優良ドライバーチェッカー、その機能と評価のポイントは
「優良ドライバーチェッカー」は、クルマの情報や、眼鏡型デバイスなどを活用して、運転する人の技量を指摘してくれる。つまり、技量の衰えやミスを指摘することで、安全運転しているかどうか、ドライバーに自覚を促す仕掛け。免許返納やあおり運転などに関心が高まる中で、社会課題をSDLアプリで解決しようと試みるアプリと言える。
クルマからはアクセスやブレーキの加減、ウインカーの利用、車間距離、シートベルトの着脱といった情報を取得し、運転の技量判断に役立てる。
さらに運転する人はJINSのデバイス「JINS MEME(ジンズ ミーム)」を装着する。これにより、視線や姿勢などが検知できるようになり、運転中の視線などを把握する。
こうした仕組みにより、左折する場合、交差点の30mで左折のウインカーを出しているか、適切にブレーキしているか、サイドミラーを確認し、歩行者や自転車を巻き込まないようにしているか……といった一連のフローをアプリがチェックすることになる。

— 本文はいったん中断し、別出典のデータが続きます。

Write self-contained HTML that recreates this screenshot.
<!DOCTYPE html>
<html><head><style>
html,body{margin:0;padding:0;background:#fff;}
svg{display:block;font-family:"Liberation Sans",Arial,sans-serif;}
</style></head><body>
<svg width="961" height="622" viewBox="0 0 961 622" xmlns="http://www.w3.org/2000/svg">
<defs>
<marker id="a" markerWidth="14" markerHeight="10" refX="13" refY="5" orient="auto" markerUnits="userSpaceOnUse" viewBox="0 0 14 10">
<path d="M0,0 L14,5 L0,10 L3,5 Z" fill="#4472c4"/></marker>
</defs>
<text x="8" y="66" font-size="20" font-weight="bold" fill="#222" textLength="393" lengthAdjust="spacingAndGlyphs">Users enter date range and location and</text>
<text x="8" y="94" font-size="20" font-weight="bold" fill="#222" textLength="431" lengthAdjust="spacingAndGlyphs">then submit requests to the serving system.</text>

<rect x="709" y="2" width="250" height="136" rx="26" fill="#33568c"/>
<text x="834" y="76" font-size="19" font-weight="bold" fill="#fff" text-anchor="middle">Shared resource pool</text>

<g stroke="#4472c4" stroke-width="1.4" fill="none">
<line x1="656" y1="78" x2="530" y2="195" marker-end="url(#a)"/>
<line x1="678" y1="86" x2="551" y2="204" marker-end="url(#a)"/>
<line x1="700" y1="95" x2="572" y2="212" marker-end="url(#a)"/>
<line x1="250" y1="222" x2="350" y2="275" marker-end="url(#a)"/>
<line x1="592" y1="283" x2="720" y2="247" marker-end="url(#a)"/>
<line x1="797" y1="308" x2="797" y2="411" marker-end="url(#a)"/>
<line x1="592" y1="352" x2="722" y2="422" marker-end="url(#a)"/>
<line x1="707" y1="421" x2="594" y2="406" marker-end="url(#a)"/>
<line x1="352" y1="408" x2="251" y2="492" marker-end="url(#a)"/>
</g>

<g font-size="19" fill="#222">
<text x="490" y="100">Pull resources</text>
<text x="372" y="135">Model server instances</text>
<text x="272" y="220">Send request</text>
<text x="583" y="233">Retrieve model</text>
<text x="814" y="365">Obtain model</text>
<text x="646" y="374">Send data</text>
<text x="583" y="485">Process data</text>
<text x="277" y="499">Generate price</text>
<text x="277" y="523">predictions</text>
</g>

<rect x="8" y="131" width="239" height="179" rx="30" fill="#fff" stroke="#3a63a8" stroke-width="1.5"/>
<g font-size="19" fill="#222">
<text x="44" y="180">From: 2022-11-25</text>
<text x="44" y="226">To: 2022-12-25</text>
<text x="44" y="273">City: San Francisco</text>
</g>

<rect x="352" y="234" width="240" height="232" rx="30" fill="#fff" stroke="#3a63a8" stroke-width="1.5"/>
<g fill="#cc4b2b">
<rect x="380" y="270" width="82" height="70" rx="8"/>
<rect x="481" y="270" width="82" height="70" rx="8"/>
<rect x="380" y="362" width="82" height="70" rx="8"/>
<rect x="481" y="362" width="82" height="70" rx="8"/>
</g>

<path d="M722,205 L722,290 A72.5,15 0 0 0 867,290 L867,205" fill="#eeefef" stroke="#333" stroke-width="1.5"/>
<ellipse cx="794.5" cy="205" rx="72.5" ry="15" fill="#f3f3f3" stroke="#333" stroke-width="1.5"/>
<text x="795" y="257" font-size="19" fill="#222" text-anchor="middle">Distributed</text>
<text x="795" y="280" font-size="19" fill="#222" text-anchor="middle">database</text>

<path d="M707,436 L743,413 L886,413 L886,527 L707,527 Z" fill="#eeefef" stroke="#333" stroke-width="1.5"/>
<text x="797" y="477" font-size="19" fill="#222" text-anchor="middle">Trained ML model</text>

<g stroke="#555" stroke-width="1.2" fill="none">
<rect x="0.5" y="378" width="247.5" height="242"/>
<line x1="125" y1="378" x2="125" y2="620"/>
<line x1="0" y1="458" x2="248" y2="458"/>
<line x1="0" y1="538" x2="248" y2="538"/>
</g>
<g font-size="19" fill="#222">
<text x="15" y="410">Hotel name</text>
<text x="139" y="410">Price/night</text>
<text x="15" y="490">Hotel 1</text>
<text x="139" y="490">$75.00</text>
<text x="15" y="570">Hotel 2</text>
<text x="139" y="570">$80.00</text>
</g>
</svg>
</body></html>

将来的な実装として、「さっきの丸の標識は何だった?」などと、運転中に出会った標識や、制限速度の表記をクイズにして注意を促す仕掛けも想定されている。
指摘は、合成された音声で再生されるが、無機質なわけではない。「鬼教官」「コミカル教官」などキャラクターが指導することで、ユーザーの心を和らげながら注意する。
これらの内容から、技術面でのレベルの高さ、キャラクターの設定など、総合的な完成度の高さだけではなく、将来の構想を含め、審査員からはダントツの評価を受け、グランプリに輝いた。
優秀作に選ばれたアプリたち
グランプリに続く特別賞には3つのアプリが選ばれた。
SDLratch
SDLratch(エスディーエル ラッチ)は、子供向けのプログラミング言語「Scratch」とSDLを組み合わせ、子供でも簡単にSDLアプリを作れるという開発環境。デモとして披露された動画では「クルマが走り出すと、車載ディスプレイに映し出されたネコが走り出す」といったもの。
審査員からも、子供とクルマを仲良くするアイデアが評価され、特別賞が授与された。
ミチログ
「ミチログ」は、ユーザーからの「道路への評価」を集め、利用できるようにするアプリ。たとえば風景がよいルートなどが高く評価され、暗くて急カーブが多かったり、工事中だったりするルートの評価が下がると、情報を集約して他のユーザーが閲覧できるようにする。
一定距離、ハンドル操作が少なく、アクセルが一定という場合は、SDLが見通しが良く運転しやすい道路と判定して、自動評価する、といった仕組みも想定されている。トイレに立ち寄りやすいルートの選定、あるいは初めてのデートで安心して運転しやすい道路を選ぶといった使い方ができるという。
グーグルなど既存事業者が取得していないデータを蓄積できる可能性もあり。特別賞のひとつに選ばれた。
SDLアプリコンテスト、来年も開催
コンテスト冒頭、SDLコンソーシアム日本分科会の平川健司氏は「ながらスマホの厳罰化が導入される。スマホとクルマをより便利に繋げるものが求められる」と指摘。今回のコンテストを通じて、新たなアイデアが生み出される期待感を示す。
審査員はそれぞれの立場から、最終審査についてコメント。トヨタ自動車の山本昭雄氏は「いろんな知恵をいただいて嬉しい。SDLを育てていきたい」と意気込みを見せる。
ジャーナリストの鈴木朋子氏は「スマホを安全に使う視点で記事を書いている。多くの人は危険性を認識しながら、ながらスマホをしている。今回は操作を減らす工夫も見られた。デバイスの連携で発展も感じさせた」と振り返る。
AR三兄弟長男の川田十夢氏は、「どれも素晴らしかった。受賞した作品は社会問題を解決しようとした印象だ」と評価した。
審査委員長の歴本氏は「受賞は逃したアプリの中には逆走を検知するものもあった。社会問題、クルマの問題に向き合いながらアプリの面白さに挑んでいるものが多かった」と語り、次年度以降のコンテストへの期待も見せていた。